Exercise.
Below are entries. Give back exactly the lines from the one containing "Convert this chart to Bokeh code." through the one containing "track_end = math.pi", inclusive, without the pictures.

— start of Record excerpts —

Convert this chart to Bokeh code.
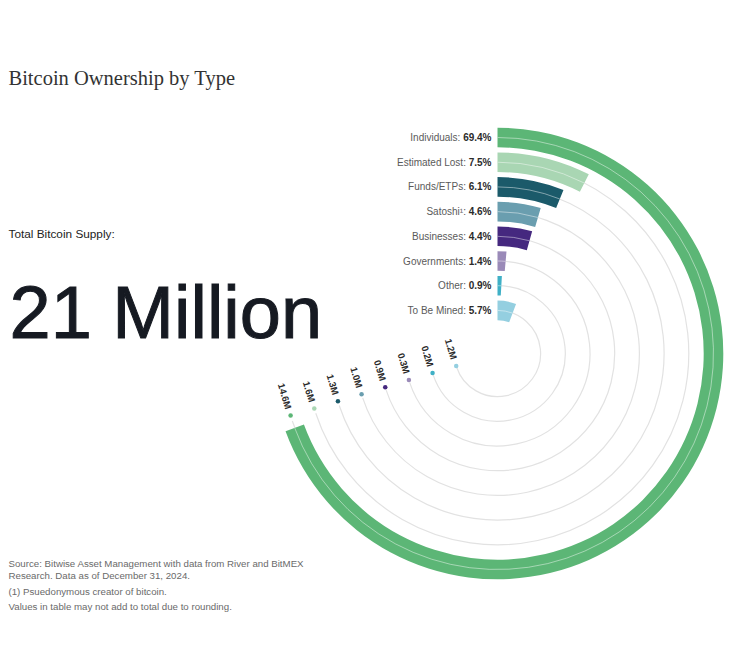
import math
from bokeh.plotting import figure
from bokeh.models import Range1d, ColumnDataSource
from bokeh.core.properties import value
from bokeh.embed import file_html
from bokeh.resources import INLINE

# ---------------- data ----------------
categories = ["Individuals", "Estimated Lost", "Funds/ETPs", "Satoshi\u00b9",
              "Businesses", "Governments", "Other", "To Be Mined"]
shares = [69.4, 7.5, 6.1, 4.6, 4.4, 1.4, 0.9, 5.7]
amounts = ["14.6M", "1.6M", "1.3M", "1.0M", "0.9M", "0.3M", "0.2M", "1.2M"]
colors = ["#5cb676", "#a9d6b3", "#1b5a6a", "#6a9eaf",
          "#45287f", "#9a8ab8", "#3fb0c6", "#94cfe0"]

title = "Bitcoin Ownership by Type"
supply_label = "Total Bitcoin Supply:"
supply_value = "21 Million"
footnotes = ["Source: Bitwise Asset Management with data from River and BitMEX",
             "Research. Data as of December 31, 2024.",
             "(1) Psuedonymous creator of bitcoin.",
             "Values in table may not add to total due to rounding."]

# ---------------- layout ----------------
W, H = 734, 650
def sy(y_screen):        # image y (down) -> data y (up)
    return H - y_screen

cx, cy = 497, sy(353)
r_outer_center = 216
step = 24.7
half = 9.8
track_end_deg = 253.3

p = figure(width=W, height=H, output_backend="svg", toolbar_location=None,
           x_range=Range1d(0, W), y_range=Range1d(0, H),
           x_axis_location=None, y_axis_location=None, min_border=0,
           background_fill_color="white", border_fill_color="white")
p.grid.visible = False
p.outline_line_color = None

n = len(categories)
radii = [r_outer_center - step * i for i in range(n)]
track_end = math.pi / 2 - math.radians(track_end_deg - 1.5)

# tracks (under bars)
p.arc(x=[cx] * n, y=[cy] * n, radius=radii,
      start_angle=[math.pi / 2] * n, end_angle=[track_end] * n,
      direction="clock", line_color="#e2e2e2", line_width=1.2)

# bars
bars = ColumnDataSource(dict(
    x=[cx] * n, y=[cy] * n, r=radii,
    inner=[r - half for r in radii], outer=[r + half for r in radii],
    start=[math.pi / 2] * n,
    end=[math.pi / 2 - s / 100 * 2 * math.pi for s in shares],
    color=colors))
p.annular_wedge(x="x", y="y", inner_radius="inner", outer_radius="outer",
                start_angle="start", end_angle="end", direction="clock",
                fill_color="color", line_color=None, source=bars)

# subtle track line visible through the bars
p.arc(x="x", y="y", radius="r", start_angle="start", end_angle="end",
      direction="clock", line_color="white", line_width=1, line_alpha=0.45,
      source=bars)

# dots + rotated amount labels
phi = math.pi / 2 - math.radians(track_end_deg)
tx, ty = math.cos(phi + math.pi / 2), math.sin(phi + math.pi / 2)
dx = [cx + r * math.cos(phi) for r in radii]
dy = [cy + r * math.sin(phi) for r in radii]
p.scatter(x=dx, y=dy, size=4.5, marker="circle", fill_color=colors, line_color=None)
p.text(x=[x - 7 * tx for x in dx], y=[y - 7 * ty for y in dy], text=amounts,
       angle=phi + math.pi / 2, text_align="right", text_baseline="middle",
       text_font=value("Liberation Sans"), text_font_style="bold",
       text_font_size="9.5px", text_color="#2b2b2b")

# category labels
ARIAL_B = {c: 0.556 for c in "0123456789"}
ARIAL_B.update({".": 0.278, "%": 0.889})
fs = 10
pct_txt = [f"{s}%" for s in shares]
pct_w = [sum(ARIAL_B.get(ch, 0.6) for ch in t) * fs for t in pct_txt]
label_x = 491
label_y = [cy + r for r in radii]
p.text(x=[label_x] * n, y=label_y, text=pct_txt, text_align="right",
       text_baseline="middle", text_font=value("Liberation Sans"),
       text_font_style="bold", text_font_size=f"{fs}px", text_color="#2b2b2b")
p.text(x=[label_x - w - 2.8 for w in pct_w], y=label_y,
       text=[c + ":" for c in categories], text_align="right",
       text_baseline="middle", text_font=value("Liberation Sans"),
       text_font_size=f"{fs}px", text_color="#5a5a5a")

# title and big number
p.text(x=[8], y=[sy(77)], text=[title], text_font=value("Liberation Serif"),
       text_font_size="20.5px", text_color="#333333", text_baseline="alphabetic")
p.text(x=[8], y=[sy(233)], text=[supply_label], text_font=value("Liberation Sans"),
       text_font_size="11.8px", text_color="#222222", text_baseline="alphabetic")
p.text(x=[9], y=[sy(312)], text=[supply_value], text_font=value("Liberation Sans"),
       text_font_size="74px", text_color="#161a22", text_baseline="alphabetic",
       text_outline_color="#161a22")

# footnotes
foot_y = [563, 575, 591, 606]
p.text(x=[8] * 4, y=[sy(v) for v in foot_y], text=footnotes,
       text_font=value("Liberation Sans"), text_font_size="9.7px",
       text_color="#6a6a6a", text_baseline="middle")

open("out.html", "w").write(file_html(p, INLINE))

— end of Record excerpts —
— start of Record excerpts —

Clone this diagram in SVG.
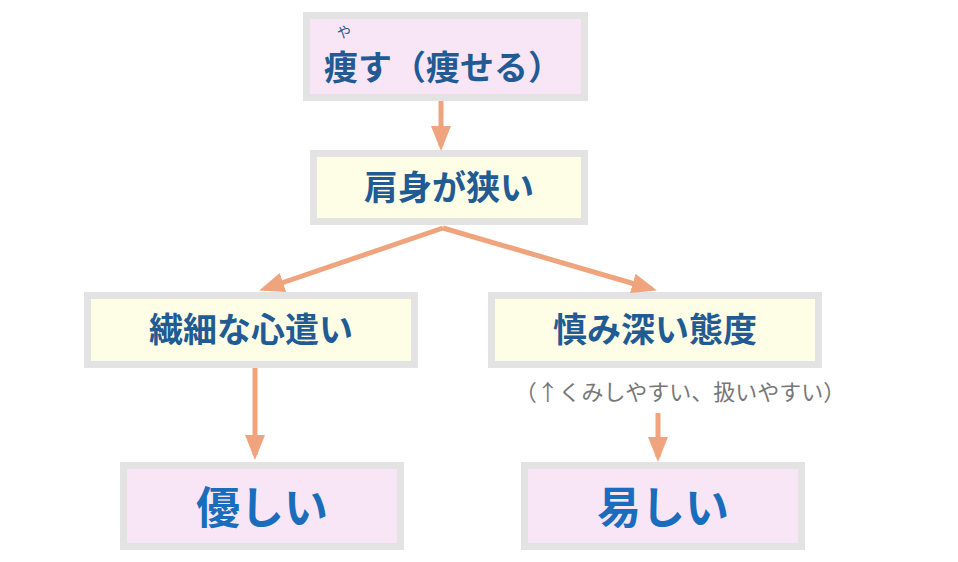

— end of Record excerpts —

Full response.
Convert this chart to Bokeh code.
import math
from bokeh.plotting import figure
from bokeh.models import Range1d, ColumnDataSource
from bokeh.core.properties import value
from bokeh.embed import file_html
from bokeh.resources import INLINE

# ---------------- data ----------------
categories = ["Individuals", "Estimated Lost", "Funds/ETPs", "Satoshi\u00b9",
              "Businesses", "Governments", "Other", "To Be Mined"]
shares = [69.4, 7.5, 6.1, 4.6, 4.4, 1.4, 0.9, 5.7]
amounts = ["14.6M", "1.6M", "1.3M", "1.0M", "0.9M", "0.3M", "0.2M", "1.2M"]
colors = ["#5cb676", "#a9d6b3", "#1b5a6a", "#6a9eaf",
          "#45287f", "#9a8ab8", "#3fb0c6", "#94cfe0"]

title = "Bitcoin Ownership by Type"
supply_label = "Total Bitcoin Supply:"
supply_value = "21 Million"
footnotes = ["Source: Bitwise Asset Management with data from River and BitMEX",
             "Research. Data as of December 31, 2024.",
             "(1) Psuedonymous creator of bitcoin.",
             "Values in table may not add to total due to rounding."]

# ---------------- layout ----------------
W, H = 734, 650
def sy(y_screen):        # image y (down) -> data y (up)
    return H - y_screen

cx, cy = 497, sy(353)
r_outer_center = 216
step = 24.7
half = 9.8
track_end_deg = 253.3

p = figure(width=W, height=H, output_backend="svg", toolbar_location=None,
           x_range=Range1d(0, W), y_range=Range1d(0, H),
           x_axis_location=None, y_axis_location=None, min_border=0,
           background_fill_color="white", border_fill_color="white")
p.grid.visible = False
p.outline_line_color = None

n = len(categories)
radii = [r_outer_center - step * i for i in range(n)]
track_end = math.pi / 2 - math.radians(track_end_deg - 1.5)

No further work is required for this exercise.